One matter on which Donald Trump, Ayn Rand (and her present day acolytes), and Bezalel Smotrich, Israel’s finance minister and now effectively governor of the occupied territories, seem to be in complete accord is their approach to the future of Palestine. In their eyes it is unnecessary to consider the opinions of the Arabic-speaking half of the population inhabiting the land between the river and the sea.
There are, of course, nuances. For Rand, the Arabs were primitive nomads, undeserving of a share in a land otherwise occupied by people who, while regrettably tending towards Socialism (a phase she would no doubt be gratified to see as over) were ‘the sole beachhead of modern science and civilization on their continent’. For Trump, Arab Palestine is a real-estate opportunity, whose inconvenient occupants can be removed in the interests of high-value luxury development, and who might or might not be allowed back but should certainly have no say in what happens. As for Smotrich, he laid out his plan for the area in a 2017document, written originally in Hebrew, with the English title “Israel’s Decisive Plan”.
The Plan begins with a statement with which many would agree publicly, and many more reluctantly accept in their hearts, which is that the two-state model is dead. There are now more than half a million Israeli settlers in the West Bank. Does anyone really believe that they will ever leave voluntarily, or that the global political scene will change so dramatically that it will be possible for them to be removed by force? It seems equally impossible to remove all two million inhabitants of Gaza, let alone the two and a half million Arabic-speakers living in the West Bank. Smotrich, however, ends his first paragraph by saying ‘there is no room in the Land of Israel for two conflicting national movements’. That also is a fact; a house divided against itself cannot stand, and, thanks to Israeli settlement, that is as true of any imagined state comprising the West Bank and Gaza as of Israel itself. His solution is a single state occupying the entire space ‘between the river and the sea’, within which Jew and Arab would live together in peace. As he noted, with all sorts of qualifications, “the Arabs of the Land of Israel lived for decades in peace under the Jewish regime, and were seldom involved in terrorism or activity against the State of Israel”.

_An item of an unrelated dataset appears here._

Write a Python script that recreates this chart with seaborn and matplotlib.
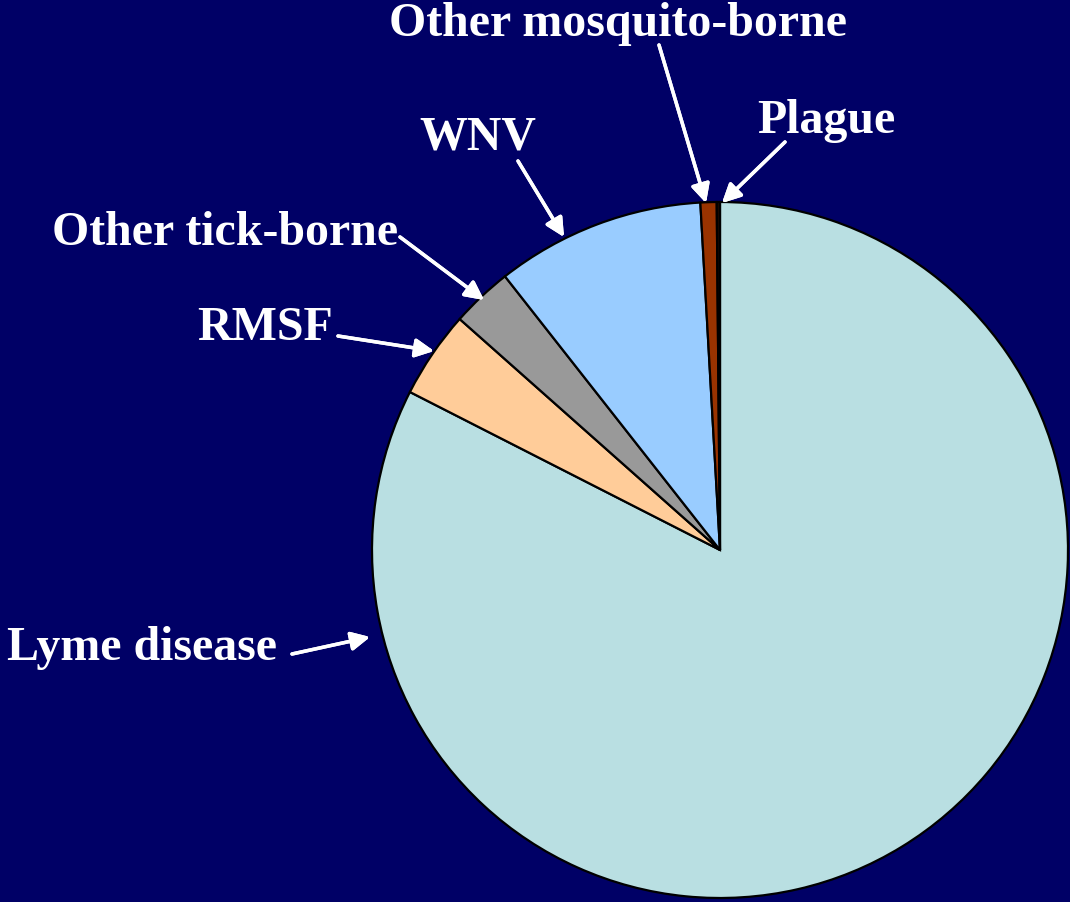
import matplotlib
matplotlib.use("Agg")
import matplotlib.pyplot as plt
import seaborn as sns

# Share of reported vector-borne disease cases
categories = ["Lyme disease", "RMSF", "Other tick-borne", "WNV",
              "Other mosquito-borne", "Plague"]
shares = [82.5, 4.05, 2.85, 9.7, 0.75, 0.15]
colors = ["#B9DFE2", "#FFCC99", "#999999", "#99CCFF", "#993300", "#1A0A00"]

sns.set_theme(style="white")
plt.rcParams["font.family"] = ["Liberation Serif", "DejaVu Serif"]

BG = "#000066"
W, H = 1070, 903
fig = plt.figure(figsize=(W / 100, H / 100), dpi=100, facecolor=BG)

cx, cy, r = 720, 551, 348
ax = fig.add_axes([(cx - r) / W, (H - cy - r) / H, 2 * r / W, 2 * r / H])
ax.set_facecolor(BG)
wedges, _ = ax.pie(shares, colors=colors, startangle=90, counterclock=False,
                   wedgeprops=dict(edgecolor="black", linewidth=1.6), radius=1.0)
for w in wedges:
    w.set_clip_on(False)
ax.set_xlim(-1.0, 1.0)
ax.set_ylim(-1.0, 1.0)
ax.set_aspect("equal")
ax.axis("off")

# label text positions (pixel, from top) and arrow (start -> tip)
labels = {
    "Lyme disease":        dict(tx=7,   ty=648, ha="left",   start=(292, 655), tip=(370, 638)),
    "RMSF":                dict(tx=197, ty=328, ha="left",   start=(338, 337), tip=(434, 352)),
    "Other tick-borne":    dict(tx=52,  ty=233, ha="left",   start=(400, 238), tip=(484, 301)),
    "WNV":                 dict(tx=478, ty=137, ha="center", start=(518, 162), tip=(564, 238)),
    "Other mosquito-borne": dict(tx=618, ty=24, ha="center", start=(659, 46),  tip=(706, 204)),
    "Plague":              dict(tx=826, ty=121, ha="center", start=(785, 143), tip=(722, 204)),
}

for name in categories:
    p = labels[name]
    fig.text(p["tx"] / W, 1 - p["ty"] / H, name, ha=p["ha"], va="center",
             color="white", fontsize=34.5, fontweight="bold")
    fig.add_artist(plt.annotate(
        "", xy=(p["tip"][0], H - p["tip"][1]), xycoords="figure pixels",
        xytext=(p["start"][0], H - p["start"][1]), textcoords="figure pixels",
        arrowprops=dict(arrowstyle="-|>", color="white", lw=2.5,
                        mutation_scale=28, shrinkA=0, shrinkB=0)))

fig.savefig("out.png", dpi=100, facecolor=BG)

Figure 1. The West Bank, showing the current divisions in the area and the locations of Israeli settlements. The centres of Smotrich’s six ‘municipaliies’ have been added. The areas that each would occupy have not been defined, but the size of the area currently allocated to the Palestinian authority around Jericho is suggestive. Credit: Peace Now.
It is at this point that his ‘plan’ begins to unravel, because the single state he envisages would bear no resemblance to the present Israeli state in its treatment of its Arabic-speaking citizens. In essence, it is for them only in …..
….. a model of residency that includes autonomous self-management including municipal administrations, alongside individual rights and obligations. The Arabs of Judea and Samaria will conduct their daily lives on their own terms via regional municipal administrations lacking national characteristics. Like other local authorities these will hold their own elections, and will maintain regular economic and municipal relations between themselves and authorities of the State of Israel. In time, and contingent on loyalty to the state and its institutions, and on military or national service, models of residency and even citizenship will become available.
He then puts a little more flesh on his plan. For self government, ‘the Arabs of Judea and Samaria will be divided into six municipal governmental regions wherein representatives will be elected in democratic elections: Hebron, Bethlehem, Ramallah, Jericho, Nablus, and Jenin’. They would not, however, be able to vote in elections for the Isaeli Knesset (as Arab-speakers can in today’s Israel ) and, in a key paragraph, he wrote that they would ‘enjoy freedom of movement and the right of entry’ to the rest of the country, but with the proviso that it would be just ‘for work and for humanitarian reasons’.
That, of course, was the situation in Gaza after the withdrawal of the Israeli settlers and before the imposition of the blockades. The Smotrich solution is, it seems, to create six smaller Gazas within an enlarged state of Israel but without Gaza’s access to the sea. Their sizes are not specified, but the map in Figure 1 is suggestive; they would be tiny, and their citizens would consequently have fewer rights, and be more restricted in their movements, than were enjoyed by the citizens of Gaza.
That is not a solution with any hope of stability. Before outlining his plan Smotrich effectively recognised this when he offered this thought.
“Insanity,” states a famous quote often attributed to Albert Einstein, “is doing the same thing over and over again and expecting different results.”
Even Ayn Rand might envy the smoothness of his transition from reasonable analysis to barking madness.